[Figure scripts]
★ ★ ★ ★ ★ ★ ★
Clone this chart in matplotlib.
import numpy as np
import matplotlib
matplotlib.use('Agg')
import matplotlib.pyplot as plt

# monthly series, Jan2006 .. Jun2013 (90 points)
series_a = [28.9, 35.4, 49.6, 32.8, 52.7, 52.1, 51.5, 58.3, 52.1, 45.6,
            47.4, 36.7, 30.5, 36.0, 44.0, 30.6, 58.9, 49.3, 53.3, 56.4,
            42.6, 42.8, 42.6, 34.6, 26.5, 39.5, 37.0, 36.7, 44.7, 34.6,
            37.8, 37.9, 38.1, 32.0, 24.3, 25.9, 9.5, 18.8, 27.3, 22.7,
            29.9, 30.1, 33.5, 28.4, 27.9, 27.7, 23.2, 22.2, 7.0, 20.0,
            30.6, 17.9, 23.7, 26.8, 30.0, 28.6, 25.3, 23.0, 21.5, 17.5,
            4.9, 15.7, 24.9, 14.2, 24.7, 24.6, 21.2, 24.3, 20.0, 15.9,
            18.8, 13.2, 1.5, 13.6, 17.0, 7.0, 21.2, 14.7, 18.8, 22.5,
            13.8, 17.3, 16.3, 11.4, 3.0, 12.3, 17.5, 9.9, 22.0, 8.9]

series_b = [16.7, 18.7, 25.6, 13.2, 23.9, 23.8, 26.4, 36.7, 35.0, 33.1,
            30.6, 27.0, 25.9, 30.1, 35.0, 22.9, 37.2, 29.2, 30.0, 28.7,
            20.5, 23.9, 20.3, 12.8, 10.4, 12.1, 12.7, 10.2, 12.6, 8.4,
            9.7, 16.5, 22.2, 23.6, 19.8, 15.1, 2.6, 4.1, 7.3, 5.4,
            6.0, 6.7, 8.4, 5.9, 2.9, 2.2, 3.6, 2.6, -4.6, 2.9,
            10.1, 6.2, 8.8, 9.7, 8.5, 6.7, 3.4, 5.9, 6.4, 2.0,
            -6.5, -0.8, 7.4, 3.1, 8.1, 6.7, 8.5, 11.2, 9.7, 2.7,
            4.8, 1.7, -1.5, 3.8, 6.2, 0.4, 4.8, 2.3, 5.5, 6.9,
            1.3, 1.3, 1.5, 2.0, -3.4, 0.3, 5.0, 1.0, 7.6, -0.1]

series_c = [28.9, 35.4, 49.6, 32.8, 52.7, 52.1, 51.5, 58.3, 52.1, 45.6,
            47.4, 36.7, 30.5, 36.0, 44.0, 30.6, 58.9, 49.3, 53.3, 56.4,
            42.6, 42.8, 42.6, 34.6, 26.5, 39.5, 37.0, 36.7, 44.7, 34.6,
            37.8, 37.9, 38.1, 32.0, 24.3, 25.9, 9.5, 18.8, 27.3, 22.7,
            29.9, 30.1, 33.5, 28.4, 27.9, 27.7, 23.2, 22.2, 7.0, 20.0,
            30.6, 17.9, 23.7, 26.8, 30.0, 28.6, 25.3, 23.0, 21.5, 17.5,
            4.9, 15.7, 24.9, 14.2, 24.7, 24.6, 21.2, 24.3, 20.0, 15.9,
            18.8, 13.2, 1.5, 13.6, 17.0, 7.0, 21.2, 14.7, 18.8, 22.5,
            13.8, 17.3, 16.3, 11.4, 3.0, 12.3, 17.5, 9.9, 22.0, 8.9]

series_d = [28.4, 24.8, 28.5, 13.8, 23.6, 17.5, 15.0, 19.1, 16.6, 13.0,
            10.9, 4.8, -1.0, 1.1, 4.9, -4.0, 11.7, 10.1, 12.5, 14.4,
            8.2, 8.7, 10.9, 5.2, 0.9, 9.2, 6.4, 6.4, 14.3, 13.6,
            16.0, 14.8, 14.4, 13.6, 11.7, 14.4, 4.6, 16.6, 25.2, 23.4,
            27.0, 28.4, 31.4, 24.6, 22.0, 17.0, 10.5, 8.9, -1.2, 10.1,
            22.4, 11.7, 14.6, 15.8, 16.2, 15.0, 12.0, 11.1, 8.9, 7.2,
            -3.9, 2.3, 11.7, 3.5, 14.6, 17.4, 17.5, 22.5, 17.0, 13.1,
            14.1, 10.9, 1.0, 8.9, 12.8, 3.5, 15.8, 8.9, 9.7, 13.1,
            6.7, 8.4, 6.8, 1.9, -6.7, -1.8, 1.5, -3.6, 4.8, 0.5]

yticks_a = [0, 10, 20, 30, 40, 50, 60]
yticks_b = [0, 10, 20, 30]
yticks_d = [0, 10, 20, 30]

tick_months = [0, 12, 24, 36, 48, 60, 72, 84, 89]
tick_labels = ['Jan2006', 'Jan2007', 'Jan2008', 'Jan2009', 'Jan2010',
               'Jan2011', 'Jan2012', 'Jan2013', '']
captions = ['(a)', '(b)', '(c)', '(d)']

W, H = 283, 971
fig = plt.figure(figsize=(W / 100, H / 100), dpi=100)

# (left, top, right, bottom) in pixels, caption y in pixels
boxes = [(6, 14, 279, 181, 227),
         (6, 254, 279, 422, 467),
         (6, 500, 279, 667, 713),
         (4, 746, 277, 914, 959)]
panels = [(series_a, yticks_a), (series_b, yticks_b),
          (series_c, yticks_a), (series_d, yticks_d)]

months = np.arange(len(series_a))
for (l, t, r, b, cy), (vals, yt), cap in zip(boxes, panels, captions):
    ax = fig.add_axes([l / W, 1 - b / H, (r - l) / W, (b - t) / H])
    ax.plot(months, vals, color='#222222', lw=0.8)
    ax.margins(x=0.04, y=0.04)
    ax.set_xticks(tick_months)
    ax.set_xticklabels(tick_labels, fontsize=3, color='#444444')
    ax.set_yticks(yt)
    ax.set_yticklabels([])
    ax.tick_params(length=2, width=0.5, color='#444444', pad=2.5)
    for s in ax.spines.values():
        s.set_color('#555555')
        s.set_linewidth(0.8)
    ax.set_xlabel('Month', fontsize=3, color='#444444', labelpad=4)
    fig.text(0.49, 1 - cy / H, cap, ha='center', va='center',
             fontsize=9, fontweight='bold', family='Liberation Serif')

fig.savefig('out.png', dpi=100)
★ ★ ★ ★ ★ ★ ★
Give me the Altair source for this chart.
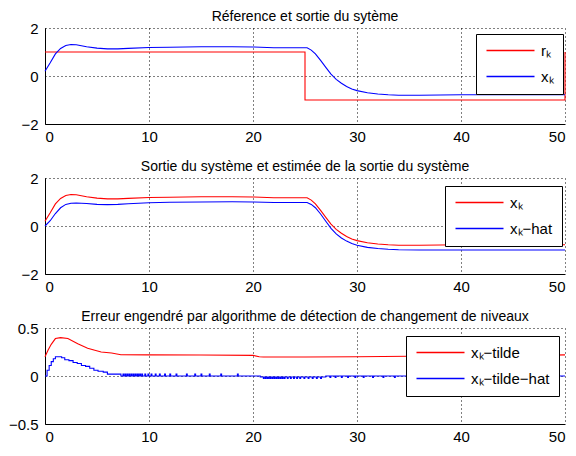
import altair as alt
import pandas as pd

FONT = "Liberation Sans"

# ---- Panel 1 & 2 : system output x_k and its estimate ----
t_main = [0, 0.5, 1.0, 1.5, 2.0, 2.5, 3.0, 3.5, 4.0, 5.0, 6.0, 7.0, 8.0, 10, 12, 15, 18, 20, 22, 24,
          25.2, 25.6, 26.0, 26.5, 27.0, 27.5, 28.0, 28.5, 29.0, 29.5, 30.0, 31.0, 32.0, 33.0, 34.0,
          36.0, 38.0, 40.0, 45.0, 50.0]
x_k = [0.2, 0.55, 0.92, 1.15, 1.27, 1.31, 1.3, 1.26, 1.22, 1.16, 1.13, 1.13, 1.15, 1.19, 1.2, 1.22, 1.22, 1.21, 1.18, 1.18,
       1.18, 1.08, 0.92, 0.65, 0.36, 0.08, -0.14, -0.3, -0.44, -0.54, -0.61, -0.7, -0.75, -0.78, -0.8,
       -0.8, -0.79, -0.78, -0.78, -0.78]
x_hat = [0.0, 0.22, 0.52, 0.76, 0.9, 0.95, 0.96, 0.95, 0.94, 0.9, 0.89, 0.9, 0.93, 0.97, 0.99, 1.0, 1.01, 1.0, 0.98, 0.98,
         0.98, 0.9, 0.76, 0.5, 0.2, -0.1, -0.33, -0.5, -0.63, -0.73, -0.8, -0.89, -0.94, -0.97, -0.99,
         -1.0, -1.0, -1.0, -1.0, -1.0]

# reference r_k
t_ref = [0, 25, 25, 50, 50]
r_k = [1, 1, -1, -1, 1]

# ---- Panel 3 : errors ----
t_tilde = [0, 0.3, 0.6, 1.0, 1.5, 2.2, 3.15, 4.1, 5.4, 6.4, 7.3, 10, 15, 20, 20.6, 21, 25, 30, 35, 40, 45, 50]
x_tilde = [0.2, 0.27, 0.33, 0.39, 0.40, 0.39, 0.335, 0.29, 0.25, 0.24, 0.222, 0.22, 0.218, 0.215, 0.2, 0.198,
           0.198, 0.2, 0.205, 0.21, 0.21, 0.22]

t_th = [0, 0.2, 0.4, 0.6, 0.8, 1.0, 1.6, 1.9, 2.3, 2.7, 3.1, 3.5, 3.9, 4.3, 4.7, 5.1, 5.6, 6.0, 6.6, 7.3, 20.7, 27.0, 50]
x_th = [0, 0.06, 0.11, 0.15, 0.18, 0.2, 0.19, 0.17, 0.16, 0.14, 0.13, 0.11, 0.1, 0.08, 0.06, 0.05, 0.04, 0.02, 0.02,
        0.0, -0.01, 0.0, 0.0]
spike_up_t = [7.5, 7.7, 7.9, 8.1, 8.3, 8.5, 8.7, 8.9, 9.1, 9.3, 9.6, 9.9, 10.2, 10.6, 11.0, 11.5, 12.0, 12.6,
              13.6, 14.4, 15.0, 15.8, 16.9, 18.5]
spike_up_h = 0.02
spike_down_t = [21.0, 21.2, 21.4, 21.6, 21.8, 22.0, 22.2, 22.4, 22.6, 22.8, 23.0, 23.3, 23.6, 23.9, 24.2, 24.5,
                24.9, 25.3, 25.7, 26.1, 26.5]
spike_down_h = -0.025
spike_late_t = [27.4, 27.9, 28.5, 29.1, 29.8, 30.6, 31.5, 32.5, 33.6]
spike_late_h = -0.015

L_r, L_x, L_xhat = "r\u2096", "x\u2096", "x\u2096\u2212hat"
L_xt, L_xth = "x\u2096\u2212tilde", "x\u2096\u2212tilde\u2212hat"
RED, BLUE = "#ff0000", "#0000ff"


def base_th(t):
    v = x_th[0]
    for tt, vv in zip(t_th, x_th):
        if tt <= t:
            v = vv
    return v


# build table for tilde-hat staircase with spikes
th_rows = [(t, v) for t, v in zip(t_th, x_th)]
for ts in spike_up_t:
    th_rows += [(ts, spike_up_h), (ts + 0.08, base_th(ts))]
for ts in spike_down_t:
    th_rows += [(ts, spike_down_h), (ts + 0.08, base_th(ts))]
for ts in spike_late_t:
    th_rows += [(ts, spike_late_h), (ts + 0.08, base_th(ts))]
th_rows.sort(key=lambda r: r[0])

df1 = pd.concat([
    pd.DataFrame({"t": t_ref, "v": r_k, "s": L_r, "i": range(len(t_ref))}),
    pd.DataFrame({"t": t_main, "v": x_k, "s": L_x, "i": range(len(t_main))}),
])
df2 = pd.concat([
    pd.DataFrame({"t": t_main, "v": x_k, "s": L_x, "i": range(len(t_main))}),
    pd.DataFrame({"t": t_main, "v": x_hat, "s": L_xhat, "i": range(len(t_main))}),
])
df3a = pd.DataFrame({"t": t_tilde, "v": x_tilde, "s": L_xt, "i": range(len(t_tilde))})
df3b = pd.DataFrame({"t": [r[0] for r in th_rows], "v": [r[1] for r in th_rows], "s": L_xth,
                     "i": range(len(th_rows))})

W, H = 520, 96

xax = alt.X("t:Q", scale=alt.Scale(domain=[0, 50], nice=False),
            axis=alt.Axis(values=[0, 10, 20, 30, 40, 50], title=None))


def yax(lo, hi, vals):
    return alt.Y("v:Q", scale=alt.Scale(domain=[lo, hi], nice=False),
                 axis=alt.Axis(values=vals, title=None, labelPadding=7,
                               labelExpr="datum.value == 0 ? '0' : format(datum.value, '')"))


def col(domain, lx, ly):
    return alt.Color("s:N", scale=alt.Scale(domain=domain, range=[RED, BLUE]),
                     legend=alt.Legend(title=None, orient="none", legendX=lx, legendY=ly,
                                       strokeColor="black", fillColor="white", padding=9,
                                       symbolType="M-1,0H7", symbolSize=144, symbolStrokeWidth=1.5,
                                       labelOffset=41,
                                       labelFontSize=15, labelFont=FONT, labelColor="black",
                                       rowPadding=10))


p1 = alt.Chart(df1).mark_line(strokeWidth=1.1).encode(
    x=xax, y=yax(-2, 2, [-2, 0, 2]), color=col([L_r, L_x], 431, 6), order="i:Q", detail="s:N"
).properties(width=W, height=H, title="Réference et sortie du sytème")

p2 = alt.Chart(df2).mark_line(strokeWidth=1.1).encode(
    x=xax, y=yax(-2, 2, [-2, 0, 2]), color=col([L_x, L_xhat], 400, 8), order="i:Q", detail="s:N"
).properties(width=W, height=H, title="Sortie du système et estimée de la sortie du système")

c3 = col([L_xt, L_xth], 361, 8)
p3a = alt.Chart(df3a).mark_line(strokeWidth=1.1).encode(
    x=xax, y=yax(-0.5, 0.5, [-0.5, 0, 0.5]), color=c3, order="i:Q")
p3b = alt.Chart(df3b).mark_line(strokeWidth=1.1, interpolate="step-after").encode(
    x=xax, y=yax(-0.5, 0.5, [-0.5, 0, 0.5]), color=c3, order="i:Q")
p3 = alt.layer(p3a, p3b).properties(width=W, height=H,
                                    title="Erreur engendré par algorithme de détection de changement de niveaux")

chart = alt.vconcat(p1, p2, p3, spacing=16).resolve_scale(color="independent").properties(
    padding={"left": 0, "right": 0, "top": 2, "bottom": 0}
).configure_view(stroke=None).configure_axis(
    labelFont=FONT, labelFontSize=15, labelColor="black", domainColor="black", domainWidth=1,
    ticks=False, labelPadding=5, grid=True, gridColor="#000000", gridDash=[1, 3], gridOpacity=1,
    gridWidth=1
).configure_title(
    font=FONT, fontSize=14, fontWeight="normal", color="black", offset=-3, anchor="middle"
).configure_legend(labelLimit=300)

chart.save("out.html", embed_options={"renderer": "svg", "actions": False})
★ ★ ★ ★ ★ ★ ★
*TO DO*:
Copy every line that includes the string "this" from the material above.

*COMPLETED TASK*:
Clone this chart in matplotlib.
Give me the Altair source for this chart.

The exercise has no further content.